Most lung cancers including non small cell lung cancer are incurable; the treatment aims at shrinking the tumor to prevent complications and relieve the symptoms in order to help patients live better and longer. Along with a healthy lifestyle, the therapies can help you live for years without major complications.
However, after treatment, non small cell lung cancer can recur or relapse any time; therefore, even if you feel good during the remission, it is important that you see your doctor regularly to evaluate your health.
To determine an appropriate treatment, your oncologist will consider your general health, age, and most importantly the stage of the tumor. In general, non small cell lung cancer is treated with one or an association of the following therapies:
To have complete access to your lungs, your surgeon may perform a thoracostomy, a major surgical intervention performed under general anesthesia. Your surgeon will open your chest wall or does incision between your ribs to fully expose your lungs. During the surgery, he removes part or the entire diseased lung. Depending on the extension of the tumor, the surgeon can also remove nearby lymph nodes. The goal of the surgery is to remove as much cancerous tissue as possible to reduce symptoms and help you live longer.
Surgery is the preferred treatment of non-small cell lung cancer stages I and II. Patients who have stage IIIB or IV cancer associated with pleural or neoplastic effusion are not candidates for surgery. The surgery should be performed in the absence of contraindications such as evidence of spread of the tumor outside the lungs, endobronchial tumor located too close to the trachea, and other serious illnesses: coronary artery disease, or respiratory failure due to chronic obstructive pulmonary disease (COPD).
Lung Cancer Chemotherapy
Chemotherapy is a cancer treatment consists of using strong chemical agents to destroy cancer cells or prevent them from multiplying. Chemotherapy drugs can be administered orally or intravenously. Similarly, chemotherapy treatment may consist of a single chemotherapeutic agent (monochemotherapy) or several chemotherapeutic agents (polychemotherapy).

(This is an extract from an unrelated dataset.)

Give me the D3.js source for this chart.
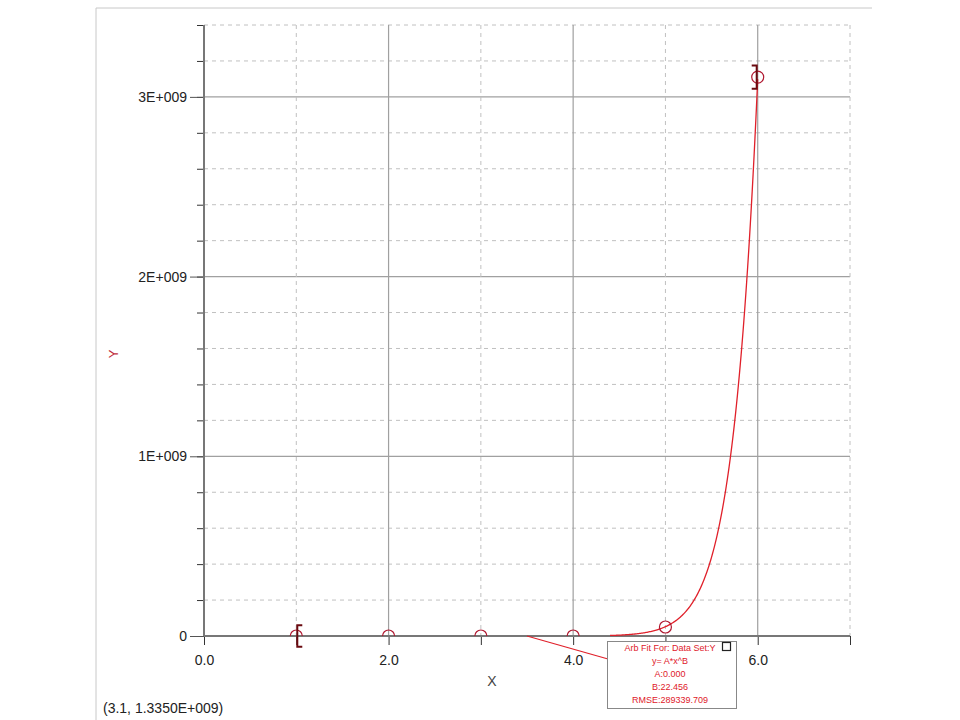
<!DOCTYPE html>
<html><head><meta charset="utf-8">
<script src="https://cdn.jsdelivr.net/npm/d3@7"></script>
<style>
html,body{margin:0;padding:0;background:#fff;}
svg{display:block;font-family:"Liberation Sans",Arial,sans-serif;}
</style></head>
<body>
<svg id="chart" width="960" height="720"></svg>
<script>
// ---- data ----
const xValues = [1, 2, 3, 4, 5, 6];
const yValues = [0, 0, 0, 0, 0.05e9, 3.11e9];
const yErrors = [0.06e9, 0, 0, 0, 0, 0.065e9];
const xTickLabels = ["0.0", "2.0", "4.0", "6.0"];
const xTickLabelValues = [0, 2, 4, 6];
const yTickLabels = ["0", "1E+009", "2E+009", "3E+009"];
const yTickLabelValues = [0, 1e9, 2e9, 3e9];
const fitA = 1.04e-8;
const fitB = 22.456;
const fitXStart = 4.4;
const fitXEnd = 6;
const fitLines = ["Arb Fit For:  Data Set:Y", "y= A*x^B", "A:0.000", "B:22.456", "RMSE:289339.709"];
const cursorText = "(3.1, 1.3350E+009)";

// ---- layout ----
const svg = d3.select("#chart");
const x = d3.scaleLinear().domain([0, 7]).range([204, 850]);
const y = d3.scaleLinear().domain([0, 3.4e9]).range([636, 25]);

// outer frame
svg.append("line").attr("x1",96).attr("x2",96).attr("y1",8).attr("y2",720).attr("stroke","#c8c8c8");
svg.append("line").attr("x1",96).attr("x2",872).attr("y1",8).attr("y2",8).attr("stroke","#c8c8c8");

// grid
const minorY = d3.range(0, 3.41e9, 0.2e9);
const gy = svg.append("g");
minorY.forEach(v => {
  const major = Math.abs(v/1e9 - Math.round(v/1e9)) < 1e-6;
  if (v === 0) return;
  gy.append("line").attr("x1", x(0)).attr("x2", x(7)).attr("y1", y(v)).attr("y2", y(v))
    .attr("stroke", major ? "#a0a0a0" : "#c0c0c0")
    .attr("stroke-width", major ? 1.2 : 1)
    .attr("stroke-dasharray", major ? null : "4,4");
});
const gx = svg.append("g");
d3.range(1, 8).forEach(v => {
  const major = v % 2 === 0;
  gx.append("line").attr("x1", x(v)).attr("x2", x(v)).attr("y1", y(3.4e9)).attr("y2", y(0))
    .attr("stroke", major ? "#a0a0a0" : "#c0c0c0")
    .attr("stroke-width", major ? 1.2 : 1)
    .attr("stroke-dasharray", major ? null : "4,4");
});

// axes
const yAxis = d3.axisLeft(y).tickValues(minorY).tickSize(7).tickFormat("");
svg.append("g").attr("transform", `translate(${x(0)},0)`).call(yAxis)
  .call(g => g.select(".domain").remove())
  .call(g => g.selectAll(".tick line").attr("stroke", "#333"));
const yAxisMajor = d3.axisLeft(y).tickValues(yTickLabelValues).tickSize(14).tickPadding(3)
  .tickFormat((d, i) => yTickLabels[i]);
svg.append("g").attr("transform", `translate(${x(0)},0)`).call(yAxisMajor)
  .call(g => g.select(".domain").remove())
  .call(g => g.selectAll(".tick line").attr("stroke", "#555"))
  .call(g => g.selectAll(".tick text").attr("font-size", 14).attr("fill", "#222")
    .attr("font-family", "Liberation Sans, Arial, sans-serif"));

const xAxis = d3.axisBottom(x).tickValues(d3.range(0, 8)).tickSize(9).tickFormat("");
svg.append("g").attr("transform", `translate(0,${y(0)})`).call(xAxis)
  .call(g => g.select(".domain").remove())
  .call(g => g.selectAll(".tick line").attr("stroke", "#333"));
const xAxisLab = d3.axisBottom(x).tickValues(xTickLabelValues).tickSize(0).tickPadding(19)
  .tickFormat((d, i) => xTickLabels[i]);
svg.append("g").attr("transform", `translate(0,${y(0)})`).call(xAxisLab)
  .call(g => g.select(".domain").remove())
  .call(g => g.selectAll(".tick text").attr("font-size", 14).attr("fill", "#222")
    .attr("font-family", "Liberation Sans, Arial, sans-serif"));

// axis lines
svg.append("line").attr("x1", x(0)).attr("x2", x(0)).attr("y1", y(3.4e9)).attr("y2", y(0))
  .attr("stroke", "#777").attr("stroke-width", 2);
svg.append("line").attr("x1", x(0)).attr("x2", x(7)).attr("y1", y(0)).attr("y2", y(0))
  .attr("stroke", "#777").attr("stroke-width", 2);

// axis titles
svg.append("text").attr("transform", `translate(118,${y(1.57e9)}) rotate(-90)`)
  .attr("text-anchor", "middle").attr("font-size", 13).attr("fill", "#c03040").text("Y");
svg.append("text").attr("x", 492).attr("y", 686).attr("text-anchor", "middle")
  .attr("font-size", 14).attr("fill", "#444").text("X");

// clip for plot area
svg.append("clipPath").attr("id", "plotclip").append("rect")
  .attr("x", x(0)).attr("y", y(3.4e9)).attr("width", x(7) - x(0)).attr("height", y(0) - y(3.4e9));

// fit curve
const fitXs = d3.range(fitXStart, fitXEnd + 1e-9, 0.01);
const line = d3.line().x(d => x(d)).y(d => y(fitA * Math.pow(d, fitB)));
svg.append("path").datum(fitXs).attr("d", line).attr("fill", "none")
  .attr("stroke", "#e0202a").attr("stroke-width", 1.3).attr("clip-path", "url(#plotclip)");

// points
svg.append("g").attr("clip-path", "url(#plotclip)").selectAll("circle").data(xValues).join("circle")
  .attr("cx", d => x(d)).attr("cy", (d, i) => y(yValues[i])).attr("r", 6)
  .attr("fill", "none").attr("stroke", "#b01830").attr("stroke-width", 1.2);

// error bars (half caps, as drawn in the reference)
const eb = svg.append("g").attr("stroke", "#6a0a10").attr("stroke-width", 2).attr("fill", "none");
xValues.forEach((xv, i) => {
  const e = yErrors[i];
  if (!e) return;
  const dir = i === 0 ? 1 : -1;
  const cx = x(xv) + (i === 0 ? 1 : -1);
  const y1 = y(yValues[i] + e), y2 = y(yValues[i] - e);
  eb.append("path").attr("d", `M${cx + dir * 5},${y1}H${cx}V${y2}H${cx + dir * 5}`);
});

// annotation leader + box
svg.append("line").attr("x1", x(3.5)).attr("y1", y(0)).attr("x2", 608).attr("y2", 659)
  .attr("stroke", "#e0202a").attr("stroke-width", 1.2);
const box = svg.append("g");
box.append("rect").attr("x", 607.5).attr("y", 641.5).attr("width", 129).attr("height", 67)
  .attr("fill", "#fff").attr("stroke", "#888");
box.append("rect").attr("x", 722.5).attr("y", 642.5).attr("width", 8).attr("height", 8)
  .attr("fill", "#fff").attr("stroke", "#222").attr("stroke-width", 1.2);
box.selectAll("text.fit").data(fitLines).join("text").attr("class", "fit")
  .attr("x", 670).attr("y", (d, i) => 651 + i * 13).attr("text-anchor", "middle")
  .attr("font-size", 9).attr("fill", "#e0202a").text(d => d);

// cursor readout
svg.append("text").attr("x", 103).attr("y", 713).attr("font-size", 14).attr("fill", "#222").text(cursorText);
</script>
</body></html>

The use of chemotherapy to treat a stage I or II non-small cell lung cancer can sometimes bring good results. When the chemotherapy is administered preoperatively and before radiotherapy, it can significantly reduce the tumor mass and increase remission and overall survival. Used after surgery, chemotherapy drugs attack and destroy cancer cells remaining from the surgery.
Radiation Therapy (Radiotherapy)
Radiotherapy involves exposing cancer cells to ionizing radiation that alter the composition of their genetic information. Unlike chemotherapy, radiation acts locally on the region that is irradiated, thereby limiting its action to the tumor and a small surrounding tissue. Radiotherapy may be used before or after surgery, alone or in combination with chemotherapy.
In the treatment of non small cell lung cancer, radiotherapy is sometimes used instead of surgery when the thoracotomy is contraindicated due to cardiopulmonary failure or other serious illness. Radiation therapy can bring good results in reducing bone pain associated with the tumor. In addition, radiotherapy can be very useful in some types of tumors resulting in:
- superior vena cava obstruction (SVCO)
- spinal cord compression
- brain metastases
- spitting of blood (hemoptysis)
- Bronchial obstruction.
If you have a non metastatic non-small cell lung cancer, your oncologist can use high-intensity light to shrink or destroy the tumor. This therapy cause less adverse effects, but it can only be used to treat superficial cancers.
In addition, bronchodilators, oxygen therapy, and physiotherapy may be necessary in cases of bronchial obstruction. Antibiotic therapy can be recommended in case of superinfection (an infection following a previous infection).